- Entries with chart source code:
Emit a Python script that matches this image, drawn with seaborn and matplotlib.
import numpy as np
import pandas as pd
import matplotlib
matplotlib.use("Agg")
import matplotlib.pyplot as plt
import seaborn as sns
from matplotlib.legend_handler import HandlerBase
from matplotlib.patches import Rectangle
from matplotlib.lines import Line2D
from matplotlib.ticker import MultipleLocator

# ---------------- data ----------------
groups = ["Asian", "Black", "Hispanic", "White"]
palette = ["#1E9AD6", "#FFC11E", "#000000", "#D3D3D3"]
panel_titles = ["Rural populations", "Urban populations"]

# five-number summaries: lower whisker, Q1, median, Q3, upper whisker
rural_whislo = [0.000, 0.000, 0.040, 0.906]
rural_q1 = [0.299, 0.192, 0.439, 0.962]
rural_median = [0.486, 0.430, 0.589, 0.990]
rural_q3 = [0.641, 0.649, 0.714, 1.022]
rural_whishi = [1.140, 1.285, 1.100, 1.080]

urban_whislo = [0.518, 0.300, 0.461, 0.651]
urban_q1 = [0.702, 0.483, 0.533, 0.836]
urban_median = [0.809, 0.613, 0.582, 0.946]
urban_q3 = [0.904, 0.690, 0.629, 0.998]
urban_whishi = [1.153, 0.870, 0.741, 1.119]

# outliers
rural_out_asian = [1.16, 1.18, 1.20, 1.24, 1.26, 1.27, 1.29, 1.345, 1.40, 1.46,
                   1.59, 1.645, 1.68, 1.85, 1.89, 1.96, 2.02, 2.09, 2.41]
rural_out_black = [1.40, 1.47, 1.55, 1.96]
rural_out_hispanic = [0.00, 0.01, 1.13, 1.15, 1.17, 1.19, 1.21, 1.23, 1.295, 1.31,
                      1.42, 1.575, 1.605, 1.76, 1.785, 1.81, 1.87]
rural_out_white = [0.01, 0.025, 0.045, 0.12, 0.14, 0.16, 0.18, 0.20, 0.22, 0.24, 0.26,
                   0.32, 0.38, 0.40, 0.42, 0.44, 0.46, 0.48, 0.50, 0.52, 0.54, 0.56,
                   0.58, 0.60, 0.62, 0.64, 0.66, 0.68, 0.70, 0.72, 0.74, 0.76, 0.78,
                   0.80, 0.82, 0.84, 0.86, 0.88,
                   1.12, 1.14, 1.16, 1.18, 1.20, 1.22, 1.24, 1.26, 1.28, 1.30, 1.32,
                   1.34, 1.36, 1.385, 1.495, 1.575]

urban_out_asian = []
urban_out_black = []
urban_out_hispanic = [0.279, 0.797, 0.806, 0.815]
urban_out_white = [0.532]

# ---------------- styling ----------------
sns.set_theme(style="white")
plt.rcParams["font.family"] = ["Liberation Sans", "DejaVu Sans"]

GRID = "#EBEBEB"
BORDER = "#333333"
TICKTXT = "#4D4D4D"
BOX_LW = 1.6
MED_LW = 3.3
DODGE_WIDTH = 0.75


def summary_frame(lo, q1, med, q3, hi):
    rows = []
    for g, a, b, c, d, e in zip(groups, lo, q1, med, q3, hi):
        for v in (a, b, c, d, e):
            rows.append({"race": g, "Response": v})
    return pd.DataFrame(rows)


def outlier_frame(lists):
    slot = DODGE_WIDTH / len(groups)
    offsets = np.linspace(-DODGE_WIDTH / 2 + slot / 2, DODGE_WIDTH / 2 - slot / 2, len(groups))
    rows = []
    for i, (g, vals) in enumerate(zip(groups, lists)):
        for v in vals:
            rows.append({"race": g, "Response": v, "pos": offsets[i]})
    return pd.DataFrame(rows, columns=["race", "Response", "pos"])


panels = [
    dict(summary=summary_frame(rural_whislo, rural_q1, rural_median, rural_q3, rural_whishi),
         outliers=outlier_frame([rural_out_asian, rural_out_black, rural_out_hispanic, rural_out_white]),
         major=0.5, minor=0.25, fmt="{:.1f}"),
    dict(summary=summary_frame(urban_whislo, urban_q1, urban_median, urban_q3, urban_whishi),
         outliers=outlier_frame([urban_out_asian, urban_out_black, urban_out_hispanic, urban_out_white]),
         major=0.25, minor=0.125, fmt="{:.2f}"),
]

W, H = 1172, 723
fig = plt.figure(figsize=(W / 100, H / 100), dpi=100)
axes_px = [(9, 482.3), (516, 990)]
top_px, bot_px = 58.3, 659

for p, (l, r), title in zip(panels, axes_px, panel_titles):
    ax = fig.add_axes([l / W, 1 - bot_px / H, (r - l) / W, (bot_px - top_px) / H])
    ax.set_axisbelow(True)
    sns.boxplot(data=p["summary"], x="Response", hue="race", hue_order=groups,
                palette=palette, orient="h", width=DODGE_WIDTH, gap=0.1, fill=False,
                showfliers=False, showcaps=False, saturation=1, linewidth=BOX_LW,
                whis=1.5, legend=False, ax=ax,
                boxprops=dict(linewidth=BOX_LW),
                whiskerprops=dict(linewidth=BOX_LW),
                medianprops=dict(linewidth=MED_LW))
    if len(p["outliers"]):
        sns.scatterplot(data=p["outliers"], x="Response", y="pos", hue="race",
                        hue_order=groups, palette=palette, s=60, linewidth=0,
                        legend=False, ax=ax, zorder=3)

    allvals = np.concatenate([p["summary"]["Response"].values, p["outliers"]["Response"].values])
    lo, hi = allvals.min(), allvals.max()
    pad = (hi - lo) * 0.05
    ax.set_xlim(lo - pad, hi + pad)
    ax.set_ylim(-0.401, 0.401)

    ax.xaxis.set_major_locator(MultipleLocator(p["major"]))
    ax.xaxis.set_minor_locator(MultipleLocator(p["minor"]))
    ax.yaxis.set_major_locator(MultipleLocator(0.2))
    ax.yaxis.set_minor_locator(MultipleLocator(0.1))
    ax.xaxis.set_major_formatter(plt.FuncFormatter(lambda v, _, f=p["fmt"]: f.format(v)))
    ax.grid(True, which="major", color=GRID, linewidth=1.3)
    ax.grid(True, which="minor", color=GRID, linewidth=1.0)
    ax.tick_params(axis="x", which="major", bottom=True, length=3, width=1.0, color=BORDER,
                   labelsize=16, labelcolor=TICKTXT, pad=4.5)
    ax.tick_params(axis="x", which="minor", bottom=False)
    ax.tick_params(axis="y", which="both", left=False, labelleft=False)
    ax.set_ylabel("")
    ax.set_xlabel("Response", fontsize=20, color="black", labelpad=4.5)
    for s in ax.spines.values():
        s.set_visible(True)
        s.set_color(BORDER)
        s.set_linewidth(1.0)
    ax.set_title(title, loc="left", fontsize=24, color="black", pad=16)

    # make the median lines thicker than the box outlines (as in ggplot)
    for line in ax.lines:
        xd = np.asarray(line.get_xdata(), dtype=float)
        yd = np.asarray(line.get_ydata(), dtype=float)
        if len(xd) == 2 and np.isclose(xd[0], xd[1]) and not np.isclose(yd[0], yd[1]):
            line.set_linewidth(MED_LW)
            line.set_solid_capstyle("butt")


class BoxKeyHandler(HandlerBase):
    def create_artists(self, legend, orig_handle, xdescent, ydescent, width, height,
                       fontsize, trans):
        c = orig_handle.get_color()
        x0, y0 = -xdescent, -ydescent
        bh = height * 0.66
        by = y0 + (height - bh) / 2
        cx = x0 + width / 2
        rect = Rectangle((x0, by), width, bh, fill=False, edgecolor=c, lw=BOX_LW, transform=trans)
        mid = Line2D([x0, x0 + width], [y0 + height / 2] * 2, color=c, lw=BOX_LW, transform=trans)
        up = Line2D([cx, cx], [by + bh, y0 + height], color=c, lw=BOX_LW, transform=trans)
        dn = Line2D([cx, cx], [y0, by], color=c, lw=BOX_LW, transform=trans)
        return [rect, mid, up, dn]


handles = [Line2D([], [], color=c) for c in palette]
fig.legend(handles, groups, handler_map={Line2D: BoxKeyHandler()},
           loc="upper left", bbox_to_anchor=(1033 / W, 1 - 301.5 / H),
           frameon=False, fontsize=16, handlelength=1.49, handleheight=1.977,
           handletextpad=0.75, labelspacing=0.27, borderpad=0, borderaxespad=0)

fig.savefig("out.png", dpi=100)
==
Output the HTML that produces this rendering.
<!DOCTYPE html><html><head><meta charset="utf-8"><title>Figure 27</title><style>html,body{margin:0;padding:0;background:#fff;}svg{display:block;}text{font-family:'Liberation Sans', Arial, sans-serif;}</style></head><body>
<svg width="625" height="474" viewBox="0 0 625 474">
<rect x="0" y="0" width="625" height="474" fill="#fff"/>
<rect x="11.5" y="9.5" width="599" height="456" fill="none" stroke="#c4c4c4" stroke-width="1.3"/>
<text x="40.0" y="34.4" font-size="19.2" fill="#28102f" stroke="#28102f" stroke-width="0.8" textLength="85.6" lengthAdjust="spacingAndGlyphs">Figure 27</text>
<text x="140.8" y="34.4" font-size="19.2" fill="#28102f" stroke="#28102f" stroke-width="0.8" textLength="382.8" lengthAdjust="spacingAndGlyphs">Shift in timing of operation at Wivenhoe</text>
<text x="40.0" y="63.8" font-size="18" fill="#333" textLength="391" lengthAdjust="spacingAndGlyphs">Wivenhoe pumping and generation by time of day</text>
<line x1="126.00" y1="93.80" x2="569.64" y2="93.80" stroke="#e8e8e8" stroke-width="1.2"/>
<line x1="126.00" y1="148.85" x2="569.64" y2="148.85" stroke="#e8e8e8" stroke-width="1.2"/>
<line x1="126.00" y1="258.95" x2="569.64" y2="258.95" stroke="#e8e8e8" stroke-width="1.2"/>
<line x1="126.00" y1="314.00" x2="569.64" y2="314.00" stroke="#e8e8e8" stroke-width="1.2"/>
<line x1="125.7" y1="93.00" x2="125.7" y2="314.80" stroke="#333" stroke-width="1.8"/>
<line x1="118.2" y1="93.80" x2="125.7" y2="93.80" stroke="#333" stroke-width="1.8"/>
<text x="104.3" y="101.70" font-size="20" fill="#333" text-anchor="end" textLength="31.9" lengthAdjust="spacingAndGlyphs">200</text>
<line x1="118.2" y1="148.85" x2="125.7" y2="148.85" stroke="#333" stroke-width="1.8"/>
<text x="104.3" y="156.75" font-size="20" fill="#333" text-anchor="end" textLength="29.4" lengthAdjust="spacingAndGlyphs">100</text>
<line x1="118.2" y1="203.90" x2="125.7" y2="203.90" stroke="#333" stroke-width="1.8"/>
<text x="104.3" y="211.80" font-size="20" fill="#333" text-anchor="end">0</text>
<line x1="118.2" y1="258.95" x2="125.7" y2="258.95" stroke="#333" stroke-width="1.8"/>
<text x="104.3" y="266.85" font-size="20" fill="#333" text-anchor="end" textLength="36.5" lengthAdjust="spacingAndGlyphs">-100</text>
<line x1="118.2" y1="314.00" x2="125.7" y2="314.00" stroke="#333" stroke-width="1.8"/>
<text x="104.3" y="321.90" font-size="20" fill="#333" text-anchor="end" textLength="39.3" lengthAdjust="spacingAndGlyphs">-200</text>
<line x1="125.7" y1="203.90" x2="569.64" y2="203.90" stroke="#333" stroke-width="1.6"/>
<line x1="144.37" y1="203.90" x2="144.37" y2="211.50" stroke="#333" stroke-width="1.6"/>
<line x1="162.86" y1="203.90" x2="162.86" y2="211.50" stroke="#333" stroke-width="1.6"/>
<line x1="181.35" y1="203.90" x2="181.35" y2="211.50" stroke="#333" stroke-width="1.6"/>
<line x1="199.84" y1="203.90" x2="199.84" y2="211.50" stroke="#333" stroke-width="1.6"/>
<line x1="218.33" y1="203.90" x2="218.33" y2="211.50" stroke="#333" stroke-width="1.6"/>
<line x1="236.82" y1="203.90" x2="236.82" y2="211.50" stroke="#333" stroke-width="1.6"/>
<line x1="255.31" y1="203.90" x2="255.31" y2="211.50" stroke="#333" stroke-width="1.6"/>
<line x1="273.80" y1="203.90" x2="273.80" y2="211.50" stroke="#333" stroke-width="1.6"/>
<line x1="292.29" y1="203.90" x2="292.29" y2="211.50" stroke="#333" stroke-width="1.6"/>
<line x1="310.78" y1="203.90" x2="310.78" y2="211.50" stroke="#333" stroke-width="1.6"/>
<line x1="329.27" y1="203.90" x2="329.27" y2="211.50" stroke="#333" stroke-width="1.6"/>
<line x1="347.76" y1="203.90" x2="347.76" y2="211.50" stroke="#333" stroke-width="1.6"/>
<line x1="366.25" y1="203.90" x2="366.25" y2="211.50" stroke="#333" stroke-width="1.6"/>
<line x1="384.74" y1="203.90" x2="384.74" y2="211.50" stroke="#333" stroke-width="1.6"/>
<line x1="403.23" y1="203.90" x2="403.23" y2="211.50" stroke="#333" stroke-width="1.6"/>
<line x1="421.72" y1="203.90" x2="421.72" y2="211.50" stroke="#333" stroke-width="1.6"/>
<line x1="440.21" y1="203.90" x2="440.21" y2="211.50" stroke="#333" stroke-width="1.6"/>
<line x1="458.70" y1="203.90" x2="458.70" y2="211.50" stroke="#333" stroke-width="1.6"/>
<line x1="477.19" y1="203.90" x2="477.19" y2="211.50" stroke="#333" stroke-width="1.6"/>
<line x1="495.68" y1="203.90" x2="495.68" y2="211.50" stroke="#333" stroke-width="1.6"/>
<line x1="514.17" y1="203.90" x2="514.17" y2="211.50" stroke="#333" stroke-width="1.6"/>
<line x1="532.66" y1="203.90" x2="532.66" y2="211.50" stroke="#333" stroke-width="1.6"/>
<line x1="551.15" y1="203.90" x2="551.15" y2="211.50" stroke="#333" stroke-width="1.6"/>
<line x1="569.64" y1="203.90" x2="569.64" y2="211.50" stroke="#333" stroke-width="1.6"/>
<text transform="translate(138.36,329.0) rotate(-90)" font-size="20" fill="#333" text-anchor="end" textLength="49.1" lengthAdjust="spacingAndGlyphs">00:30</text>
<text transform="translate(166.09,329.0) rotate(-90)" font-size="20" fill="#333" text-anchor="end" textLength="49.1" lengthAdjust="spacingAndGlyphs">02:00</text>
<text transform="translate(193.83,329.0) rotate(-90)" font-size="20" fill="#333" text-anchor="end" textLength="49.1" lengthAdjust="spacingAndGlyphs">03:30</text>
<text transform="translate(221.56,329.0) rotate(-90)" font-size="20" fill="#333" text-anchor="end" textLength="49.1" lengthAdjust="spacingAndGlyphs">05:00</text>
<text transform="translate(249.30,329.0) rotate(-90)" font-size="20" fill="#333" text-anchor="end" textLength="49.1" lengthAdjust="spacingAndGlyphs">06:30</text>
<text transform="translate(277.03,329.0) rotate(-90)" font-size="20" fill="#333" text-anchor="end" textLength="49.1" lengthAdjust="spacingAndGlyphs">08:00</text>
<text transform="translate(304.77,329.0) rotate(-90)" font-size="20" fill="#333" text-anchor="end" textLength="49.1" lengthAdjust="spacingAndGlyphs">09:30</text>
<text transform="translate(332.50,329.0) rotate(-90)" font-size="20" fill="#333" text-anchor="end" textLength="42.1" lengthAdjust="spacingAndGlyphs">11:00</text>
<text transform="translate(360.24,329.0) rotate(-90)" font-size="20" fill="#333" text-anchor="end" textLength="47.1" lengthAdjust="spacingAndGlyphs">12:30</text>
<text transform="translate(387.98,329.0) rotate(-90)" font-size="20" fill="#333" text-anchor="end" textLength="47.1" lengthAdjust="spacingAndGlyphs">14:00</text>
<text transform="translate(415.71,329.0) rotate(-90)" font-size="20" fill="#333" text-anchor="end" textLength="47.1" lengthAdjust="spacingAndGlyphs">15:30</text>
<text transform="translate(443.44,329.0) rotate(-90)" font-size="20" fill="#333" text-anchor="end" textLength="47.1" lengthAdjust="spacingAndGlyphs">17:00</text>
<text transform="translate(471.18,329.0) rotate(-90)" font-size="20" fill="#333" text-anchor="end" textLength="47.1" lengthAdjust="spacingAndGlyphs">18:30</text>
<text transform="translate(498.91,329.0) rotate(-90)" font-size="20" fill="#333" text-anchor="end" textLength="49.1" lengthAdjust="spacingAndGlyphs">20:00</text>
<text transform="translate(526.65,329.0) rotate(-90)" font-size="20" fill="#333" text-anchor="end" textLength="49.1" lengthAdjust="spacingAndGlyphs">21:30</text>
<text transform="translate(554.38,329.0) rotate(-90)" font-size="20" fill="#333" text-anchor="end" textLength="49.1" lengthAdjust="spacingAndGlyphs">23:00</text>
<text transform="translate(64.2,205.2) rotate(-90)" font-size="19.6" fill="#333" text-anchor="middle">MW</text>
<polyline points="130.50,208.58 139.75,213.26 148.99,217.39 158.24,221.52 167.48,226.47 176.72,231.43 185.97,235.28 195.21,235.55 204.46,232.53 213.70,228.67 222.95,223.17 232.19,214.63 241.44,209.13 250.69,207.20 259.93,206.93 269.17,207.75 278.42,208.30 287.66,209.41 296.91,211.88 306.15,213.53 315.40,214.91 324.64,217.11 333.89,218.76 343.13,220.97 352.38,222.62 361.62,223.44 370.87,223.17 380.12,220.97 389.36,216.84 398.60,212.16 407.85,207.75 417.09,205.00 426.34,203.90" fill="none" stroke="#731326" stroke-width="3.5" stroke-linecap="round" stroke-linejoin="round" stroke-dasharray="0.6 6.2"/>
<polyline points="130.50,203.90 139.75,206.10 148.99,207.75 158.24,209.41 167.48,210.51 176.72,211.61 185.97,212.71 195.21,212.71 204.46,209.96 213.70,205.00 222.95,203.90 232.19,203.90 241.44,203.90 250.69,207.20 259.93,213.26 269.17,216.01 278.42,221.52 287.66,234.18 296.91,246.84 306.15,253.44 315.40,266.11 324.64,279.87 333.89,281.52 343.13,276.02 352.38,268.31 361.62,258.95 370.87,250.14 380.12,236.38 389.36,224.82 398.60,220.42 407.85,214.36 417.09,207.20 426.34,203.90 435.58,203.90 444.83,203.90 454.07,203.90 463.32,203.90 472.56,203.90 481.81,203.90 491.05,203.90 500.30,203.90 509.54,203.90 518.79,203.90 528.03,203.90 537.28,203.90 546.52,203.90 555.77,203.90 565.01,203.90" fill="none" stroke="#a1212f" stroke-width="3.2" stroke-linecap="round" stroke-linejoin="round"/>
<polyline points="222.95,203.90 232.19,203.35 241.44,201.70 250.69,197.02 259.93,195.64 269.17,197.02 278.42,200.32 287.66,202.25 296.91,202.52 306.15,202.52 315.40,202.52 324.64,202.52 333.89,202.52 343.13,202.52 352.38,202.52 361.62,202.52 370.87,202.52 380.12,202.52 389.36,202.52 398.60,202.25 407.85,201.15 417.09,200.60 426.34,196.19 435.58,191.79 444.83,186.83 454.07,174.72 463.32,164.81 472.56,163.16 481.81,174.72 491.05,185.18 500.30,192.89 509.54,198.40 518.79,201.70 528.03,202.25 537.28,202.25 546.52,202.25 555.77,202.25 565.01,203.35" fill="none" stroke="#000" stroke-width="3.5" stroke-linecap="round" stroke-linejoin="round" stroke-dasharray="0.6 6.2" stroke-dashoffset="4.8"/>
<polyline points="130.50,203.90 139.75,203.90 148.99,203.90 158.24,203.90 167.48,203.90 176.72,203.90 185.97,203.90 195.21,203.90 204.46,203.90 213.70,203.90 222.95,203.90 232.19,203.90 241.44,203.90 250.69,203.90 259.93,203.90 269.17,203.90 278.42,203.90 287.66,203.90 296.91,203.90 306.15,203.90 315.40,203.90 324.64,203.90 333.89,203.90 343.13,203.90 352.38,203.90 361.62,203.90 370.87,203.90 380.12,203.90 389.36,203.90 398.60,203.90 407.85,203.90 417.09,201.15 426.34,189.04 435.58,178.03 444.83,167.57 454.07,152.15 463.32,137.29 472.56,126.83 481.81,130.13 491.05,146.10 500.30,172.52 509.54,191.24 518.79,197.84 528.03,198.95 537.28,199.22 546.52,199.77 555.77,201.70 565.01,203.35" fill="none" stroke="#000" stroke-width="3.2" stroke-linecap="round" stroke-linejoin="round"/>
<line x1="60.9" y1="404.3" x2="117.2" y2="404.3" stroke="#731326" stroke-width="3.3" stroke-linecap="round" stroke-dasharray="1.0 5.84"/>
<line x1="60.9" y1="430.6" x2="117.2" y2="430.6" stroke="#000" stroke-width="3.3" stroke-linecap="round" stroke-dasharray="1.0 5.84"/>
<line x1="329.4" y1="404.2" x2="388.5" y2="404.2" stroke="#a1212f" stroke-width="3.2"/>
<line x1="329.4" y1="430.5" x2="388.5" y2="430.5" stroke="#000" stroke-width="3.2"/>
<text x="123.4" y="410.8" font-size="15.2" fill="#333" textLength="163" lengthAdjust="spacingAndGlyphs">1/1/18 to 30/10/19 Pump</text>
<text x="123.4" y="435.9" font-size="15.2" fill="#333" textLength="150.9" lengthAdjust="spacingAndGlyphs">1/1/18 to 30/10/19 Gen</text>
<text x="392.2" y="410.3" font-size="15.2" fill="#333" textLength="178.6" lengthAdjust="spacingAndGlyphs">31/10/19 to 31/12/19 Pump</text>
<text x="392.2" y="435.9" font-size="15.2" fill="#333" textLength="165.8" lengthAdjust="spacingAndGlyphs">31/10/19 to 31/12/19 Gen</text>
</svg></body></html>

- Your instructions:
The lines above from the one containing "Emit a Python" through the one containing "DODGE_WIDTH = 0.75" are to be set down exactly, and no others.

- Task solution:
Emit a Python script that matches this image, drawn with seaborn and matplotlib.
import numpy as np
import pandas as pd
import matplotlib
matplotlib.use("Agg")
import matplotlib.pyplot as plt
import seaborn as sns
from matplotlib.legend_handler import HandlerBase
from matplotlib.patches import Rectangle
from matplotlib.lines import Line2D
from matplotlib.ticker import MultipleLocator

# ---------------- data ----------------
groups = ["Asian", "Black", "Hispanic", "White"]
palette = ["#1E9AD6", "#FFC11E", "#000000", "#D3D3D3"]
panel_titles = ["Rural populations", "Urban populations"]

# five-number summaries: lower whisker, Q1, median, Q3, upper whisker
rural_whislo = [0.000, 0.000, 0.040, 0.906]
rural_q1 = [0.299, 0.192, 0.439, 0.962]
rural_median = [0.486, 0.430, 0.589, 0.990]
rural_q3 = [0.641, 0.649, 0.714, 1.022]
rural_whishi = [1.140, 1.285, 1.100, 1.080]

urban_whislo = [0.518, 0.300, 0.461, 0.651]
urban_q1 = [0.702, 0.483, 0.533, 0.836]
urban_median = [0.809, 0.613, 0.582, 0.946]
urban_q3 = [0.904, 0.690, 0.629, 0.998]
urban_whishi = [1.153, 0.870, 0.741, 1.119]

# outliers
rural_out_asian = [1.16, 1.18, 1.20, 1.24, 1.26, 1.27, 1.29, 1.345, 1.40, 1.46,
                   1.59, 1.645, 1.68, 1.85, 1.89, 1.96, 2.02, 2.09, 2.41]
rural_out_black = [1.40, 1.47, 1.55, 1.96]
rural_out_hispanic = [0.00, 0.01, 1.13, 1.15, 1.17, 1.19, 1.21, 1.23, 1.295, 1.31,
                      1.42, 1.575, 1.605, 1.76, 1.785, 1.81, 1.87]
rural_out_white = [0.01, 0.025, 0.045, 0.12, 0.14, 0.16, 0.18, 0.20, 0.22, 0.24, 0.26,
                   0.32, 0.38, 0.40, 0.42, 0.44, 0.46, 0.48, 0.50, 0.52, 0.54, 0.56,
                   0.58, 0.60, 0.62, 0.64, 0.66, 0.68, 0.70, 0.72, 0.74, 0.76, 0.78,
                   0.80, 0.82, 0.84, 0.86, 0.88,
                   1.12, 1.14, 1.16, 1.18, 1.20, 1.22, 1.24, 1.26, 1.28, 1.30, 1.32,
                   1.34, 1.36, 1.385, 1.495, 1.575]

urban_out_asian = []
urban_out_black = []
urban_out_hispanic = [0.279, 0.797, 0.806, 0.815]
urban_out_white = [0.532]

# ---------------- styling ----------------
sns.set_theme(style="white")
plt.rcParams["font.family"] = ["Liberation Sans", "DejaVu Sans"]

GRID = "#EBEBEB"
BORDER = "#333333"
TICKTXT = "#4D4D4D"
BOX_LW = 1.6
MED_LW = 3.3
DODGE_WIDTH = 0.75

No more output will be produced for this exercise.